The Gaia mission recently revealed an excess population of equal-mass "twin" wide binaries, with mass ratio q ≳ 0.95, extending to separations of at least 1000 au. The origin of this population is an enigma: Twin binaries are thought to form via correlated accretion in circumbinary disks, but the typical observed protostellar disks have radii of ∼100 au, far smaller than the separations of the widest twins. Here, we infer the eccentricity distribution of wide twins from the distribution of their v–r angles, i.e., the angle between the components' separation and relative velocity vectors.

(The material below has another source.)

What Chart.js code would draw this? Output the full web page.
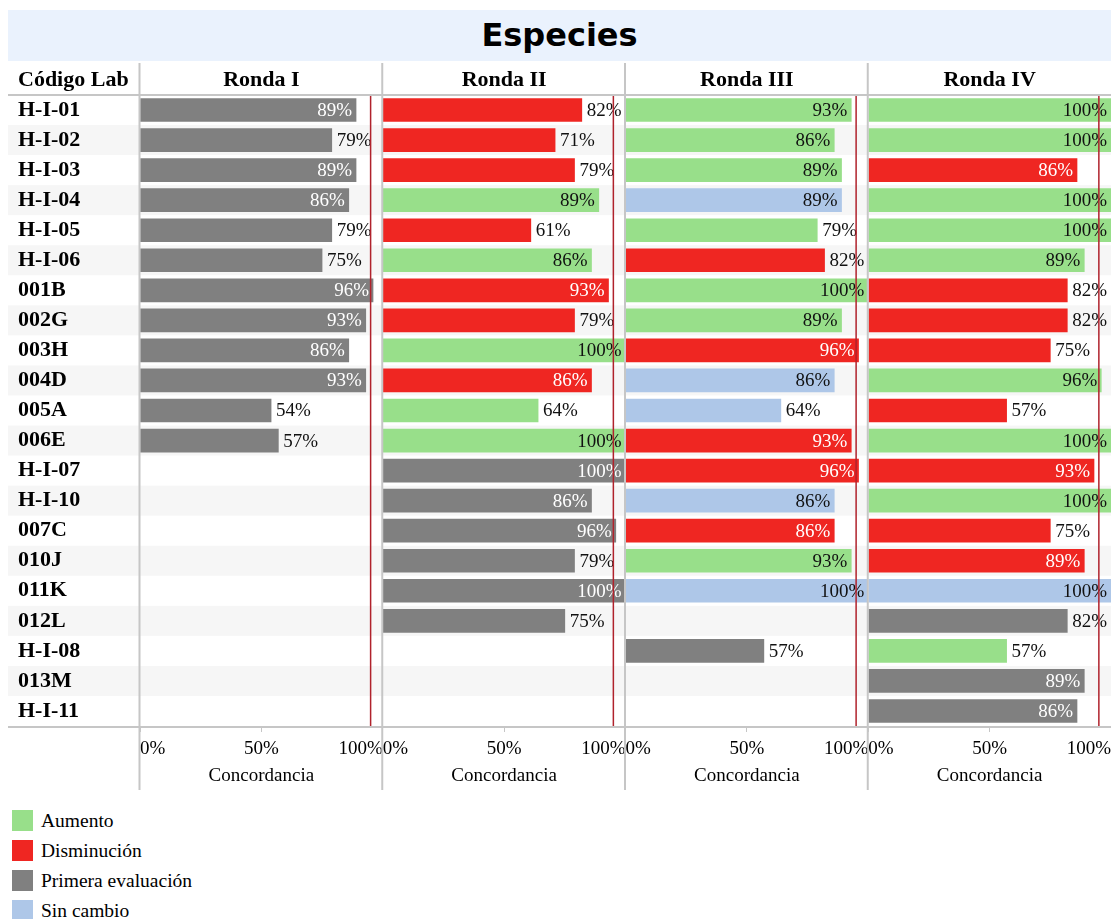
<!DOCTYPE html>
<html lang="es">
<head>
<meta charset="UTF-8">
<title>Especies</title>
<script src="https://cdn.jsdelivr.net/npm/chart.js"></script>
<style>
    body {
        margin: 0;
        background: #fff;
        font-family: 'Liberation Serif', 'Times New Roman', serif;
        color: #000;
    }
    .contenedor {
        position: relative;
        width: 1111px;
        height: 919px;
        overflow: hidden;
    }
    .titulo {
        position: absolute;
        left: 8px;
        top: 10px;
        width: 1103px;
        height: 51px;
        background: #eaf2fd;
        font: bold 32px 'DejaVu Sans', sans-serif;
        text-align: center;
        line-height: 51px;
    }
    #grafico {
        position: absolute;
        left: 0;
        top: 63px;
    }
    .leyenda {
        position: absolute;
        left: 12px;
        top: 810px;
    }
    .leyenda div {
        height: 30px;
        display: flex;
        align-items: flex-start;
        font-size: 19.5px;
        line-height: 22px;
    }
    .leyenda span {
        display: inline-block;
        width: 21px;
        height: 21px;
        margin-right: 8px;
    }
</style>
</head>
<body>
<div class="contenedor">
    <div class="titulo">Especies</div>
    <canvas id="grafico" width="1111" height="735"></canvas>
    <div class="leyenda" id="leyenda"></div>
</div>

<script>
const codigos = ['H-I-01', 'H-I-02', 'H-I-03', 'H-I-04', 'H-I-05', 'H-I-06', '001B', '002G', '003H', '004D',
    '005A', '006E', 'H-I-07', 'H-I-10', '007C', '010J', '011K', '012L', 'H-I-08', '013M', 'H-I-11'];
const rondas = ['Ronda I', 'Ronda II', 'Ronda III', 'Ronda IV'];

// concordancia (%) por ronda, null = sin dato
const ronda1 = [89, 79, 89, 86, 79, 75, 96, 93, 86, 93, 54, 57, null, null, null, null, null, null, null, null, null];
const ronda2 = [82, 71, 79, 89, 61, 86, 93, 79, 100, 86, 64, 100, 100, 86, 96, 79, 100, 75, null, null, null];
const ronda3 = [93, 86, 89, 89, 79, 82, 100, 89, 96, 86, 64, 93, 96, 86, 86, 93, 100, null, 57, null, null];
const ronda4 = [100, 100, 86, 100, 100, 89, 82, 82, 75, 96, 57, 100, 93, 100, 75, 89, 100, 82, 57, 89, 86];

// A = Aumento, D = Disminución, P = Primera evaluación, S = Sin cambio
const estado1 = ['P', 'P', 'P', 'P', 'P', 'P', 'P', 'P', 'P', 'P', 'P', 'P', null, null, null, null, null, null, null, null, null];
const estado2 = ['D', 'D', 'D', 'A', 'D', 'A', 'D', 'D', 'A', 'D', 'A', 'A', 'P', 'P', 'P', 'P', 'P', 'P', null, null, null];
const estado3 = ['A', 'A', 'A', 'S', 'A', 'D', 'A', 'A', 'D', 'S', 'S', 'D', 'D', 'S', 'D', 'A', 'S', null, 'P', null, null];
const estado4 = ['A', 'A', 'D', 'A', 'A', 'A', 'D', 'D', 'D', 'A', 'D', 'A', 'D', 'A', 'D', 'D', 'S', 'P', 'A', 'P', 'P'];

const ticksX = [0, 50, 100];
const umbral = 95;

const nombresEstado = { A: 'Aumento', D: 'Disminución', P: 'Primera evaluación', S: 'Sin cambio' };
const colores = { A: '#98df8a', D: '#ef2622', P: '#808080', S: '#aec7e8' };
const oscuros = ['D', 'P'];

const valores = [ronda1, ronda2, ronda3, ronda4];
const estados = [estado1, estado2, estado3, estado4];

const fuente = "'Liberation Serif', 'Times New Roman', serif";
const gris = '#c6c6c6';

// leyenda en html
const leyenda = document.getElementById('leyenda');
Object.keys(nombresEstado).forEach(k => {
    const fila = document.createElement('div');
    fila.innerHTML = `<span style="background:${colores[k]}"></span>${nombresEstado[k]}`;
    leyenda.appendChild(fila);
});

const datasets = valores.map((vals, i) => ({
    label: rondas[i],
    data: vals,
    xAxisID: 'x' + i,
    backgroundColor: estados[i].map(e => e ? colores[e] : 'transparent'),
    grouped: false,
    barThickness: 23
}));

const escalas = {
    y: {
        type: 'category',
        offset: true,
        grid: { display: false },
        border: { display: false },
        ticks: {
            crossAlign: 'far',
            autoSkip: false,
            padding: 0,
            color: '#000',
            font: { family: fuente, size: 22, weight: 'bold' }
        },
        afterFit: s => { s.width = 122; }
    }
};
rondas.forEach((r, i) => {
    escalas['x' + i] = {
        type: 'linear',
        position: 'bottom',
        stack: 'rondas',
        stackWeight: 1,
        min: 0,
        max: 100,
        afterBuildTicks: s => { s.ticks = ticksX.map(v => ({ value: v })); },
        grid: { drawOnChartArea: false, tickLength: 6, color: gris },
        border: { display: false },
        ticks: {
            align: 'inner',
            maxRotation: 0,
            padding: 6,
            color: '#000',
            font: { family: fuente, size: 19 },
            callback: v => v + '%'
        },
        title: {
            display: true,
            text: 'Concordancia',
            color: '#000',
            font: { family: fuente, size: 19 },
            padding: { top: 0, bottom: 3 }
        },
        afterFit: s => {
            s.height = 64;
            s.paddingLeft = 0;
            s.paddingRight = 0;
        }
    };
});

const fondoFilas = {
    id: 'fondoFilas',
    beforeDraw(chart) {
        const { ctx, chartArea } = chart;
        const alto = (chartArea.bottom - chartArea.top) / codigos.length;
        ctx.save();
        ctx.fillStyle = '#f6f6f6';
        codigos.forEach((c, i) => {
            if (i % 2 === 1) {
                ctx.fillRect(8, chartArea.top + i * alto, chart.width - 8, alto);
            }
        });
        ctx.restore();
    }
};

const decoracion = {
    id: 'decoracion',
    afterDraw(chart) {
        const { ctx, chartArea } = chart;
        ctx.save();

        // etiquetas de las barras
        ctx.font = '19px ' + fuente;
        ctx.textBaseline = 'middle';
        chart.data.datasets.forEach((ds, i) => {
            chart.getDatasetMeta(i).data.forEach((bar, j) => {
                const v = ds.data[j];
                if (v === null) return;
                if (v >= 85) {
                    ctx.textAlign = 'right';
                    ctx.fillStyle = oscuros.includes(estados[i][j]) ? '#fff' : '#111';
                    ctx.fillText(v + '%', bar.x - 4, bar.y + 1);
                } else {
                    ctx.textAlign = 'left';
                    ctx.fillStyle = '#111';
                    ctx.fillText(v + '%', bar.x + 5, bar.y + 1);
                }
            });
        });

        // lineas de referencia
        ctx.strokeStyle = '#b0222c';
        ctx.lineWidth = 1.5;
        rondas.forEach((r, i) => {
            const x = chart.scales['x' + i].getPixelForValue(umbral);
            ctx.beginPath();
            ctx.moveTo(x, chartArea.top);
            ctx.lineTo(x, chartArea.bottom);
            ctx.stroke();
        });

        // separadores y lineas horizontales
        ctx.strokeStyle = gris;
        ctx.lineWidth = 2;
        ctx.beginPath();
        ctx.moveTo(8, chartArea.top);
        ctx.lineTo(chart.width, chartArea.top);
        ctx.moveTo(8, chartArea.bottom + 1);
        ctx.lineTo(chart.width, chartArea.bottom + 1);
        rondas.forEach((r, i) => {
            const x = chart.scales['x' + i].left - 0.5;
            ctx.moveTo(x, 0);
            ctx.lineTo(x, chartArea.bottom + 64);
        });
        ctx.stroke();

        // encabezados
        ctx.fillStyle = '#000';
        ctx.font = 'bold 22px ' + fuente;
        ctx.textAlign = 'left';
        ctx.fillText('Código Lab', 18, chartArea.top / 2 + 1);
        ctx.textAlign = 'center';
        rondas.forEach((r, i) => {
            const s = chart.scales['x' + i];
            ctx.fillText(r, (s.left + s.right) / 2, chartArea.top / 2 + 1);
        });
        ctx.restore();
    }
};

new Chart(document.getElementById('grafico'), {
    type: 'bar',
    data: { labels: codigos, datasets: datasets },
    options: {
        indexAxis: 'y',
        responsive: false,
        animation: false,
        layout: { padding: { top: 32, left: 18, right: 0, bottom: 8 } },
        plugins: {
            legend: { display: false },
            tooltip: { enabled: false }
        },
        scales: escalas
    },
    plugins: [fondoFilas, decoracion]
});
</script>
</body>
</html>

We find that wide twins must be on extremely eccentric orbits. For the excess-twin population at 400–1000 au, we infer a near-delta-function excess of high-eccentricity systems, with eccentricity 0.95 ≲ e ≤ 1. These high eccentricities for wide twins imply pericenter distances of order 10 au and suggest that their orbits were scattered via dynamical interactions in their birth environments, consistent with a scenario in which twins are born in circumbinary disks and subsequently widened. These results further establish twin wide binaries as a distinct population and imply that wide twins can be used as a probe of the dynamical history of stellar populations.